Union Pacific, Norfolk Southern Merger: A Transformative Shift for US Rail?
Locales: Nebraska, Virginia, Pennsylvania, UNITED STATES

By Anya Sharma, Global Business Review, February 5th, 2026
The American rail system, a cornerstone of the nation's logistics network, is facing a critical juncture. A proposal gaining traction - the merger of Union Pacific and Norfolk Southern - promises a potentially transformative shift in how goods move across the country. While the idea immediately invites scrutiny regarding market dominance, a deeper look reveals a compelling argument for consolidation, driven by a need for modernization, increased efficiency, and a re-evaluation of outdated regulatory constraints.
For decades, the rail industry has operated under a degree of governmental oversight that many argue has stifled innovation and limited its capacity for growth. Treated as a public utility rather than a dynamic commercial enterprise, the industry has been subject to restrictions that hinder its ability to adapt to the rapidly evolving demands of the 21st-century supply chain. This isn't a reflection of internal shortcomings within Union Pacific or Norfolk Southern, but a systemic issue stemming from a cautious regulatory environment.
The proposed merger creates a logistical behemoth, a rail network spanning vast swathes of the United States. The immediate benefit lies in the realization of significant economies of scale. A combined entity would possess the financial muscle to address the pressing need for infrastructure modernization, an area where the US currently lags behind international competitors. Decades of underinvestment have left many rail lines outdated, impacting efficiency, safety, and capacity. New technologies, such as advanced signaling systems, automated track inspection, and smart freight cars, require substantial capital outlays - precisely what a merged Union Pacific/Norfolk Southern could provide.
Predictably, the proposal has ignited antitrust concerns. Critics fear that a dominant rail conglomerate could exploit its market power, leading to inflated shipping rates and reduced service options. However, this argument overlooks the inherent competitive forces at play. Shippers - the companies relying on rail transportation - wield considerable negotiating power. They have access to alternative modes of transport, including trucking, barge, and even emerging drone delivery systems. The existence of these options ensures that the merged entity would be compelled to remain competitive on price and service. Furthermore, a more efficient and modernized rail network could, in fact, lower overall transportation costs for shippers in the long run.
The benefits extend beyond infrastructure upgrades.
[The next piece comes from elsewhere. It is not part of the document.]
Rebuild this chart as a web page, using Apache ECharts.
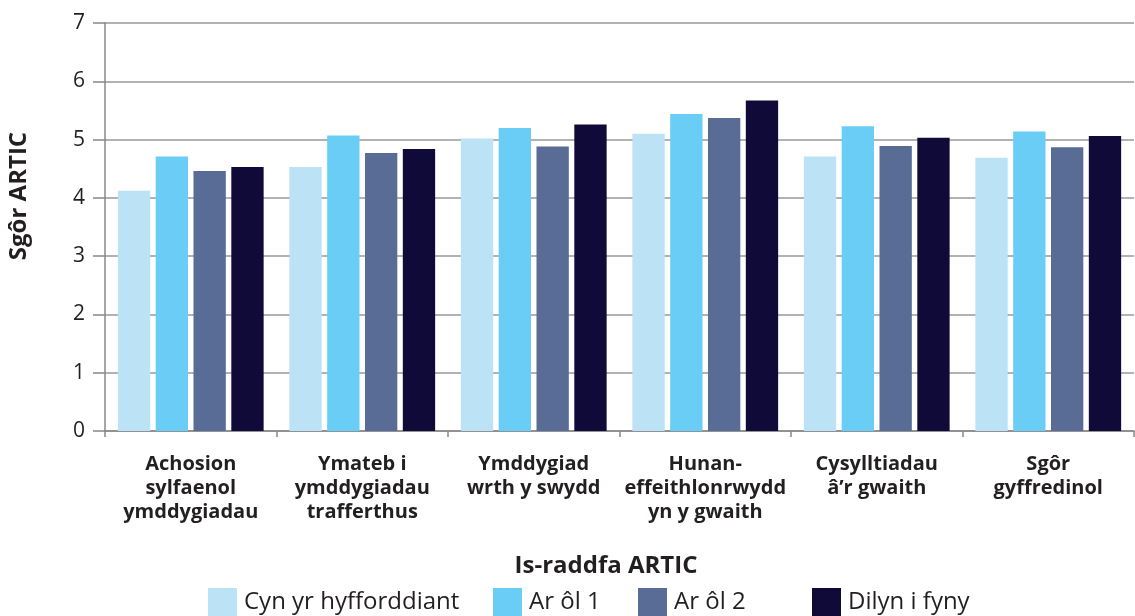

The merger would unlock investment in critical areas such as intermodal infrastructure - the seamless transfer of goods between rail and other transport modes. This is crucial for streamlining the supply chain and reducing bottlenecks. Investment in cutting-edge freight car technology, including increased capacity and improved monitoring systems, would further enhance efficiency and safety. Automated signaling systems, utilizing advanced sensors and data analytics, promise to optimize train movements, reduce delays, and minimize the risk of accidents.
Looking ahead, a consolidated rail network could play a pivotal role in addressing several key challenges facing the American economy. The increasing demand for e-commerce and same-day delivery requires a faster, more reliable, and more efficient logistics system. A modernized rail network is essential for supporting this growth and ensuring that American businesses can compete effectively in the global marketplace. Furthermore, a shift towards rail transport can contribute to sustainability goals by reducing carbon emissions compared to trucking, a major source of greenhouse gases. [ Recent studies by the EPA ] highlight the environmental benefits of rail freight.
Navigating the regulatory process will undoubtedly be complex. A thorough review by the Surface Transportation Board (STB) is essential to ensure a fair and balanced outcome. However, regulators must recognize that the status quo is no longer sustainable. The potential benefits - increased efficiency, greater investment, improved logistics, and a more competitive economy - far outweigh the perceived risks. The Union Pacific/Norfolk Southern merger isn't simply about creating a larger corporation; it's about unlocking the full potential of American transportation and building a more prosperous and sustainable future. It represents a bold step, one that requires a forward-thinking approach and a willingness to challenge conventional wisdom. The time for incremental changes is over; the moment for transformative action is now.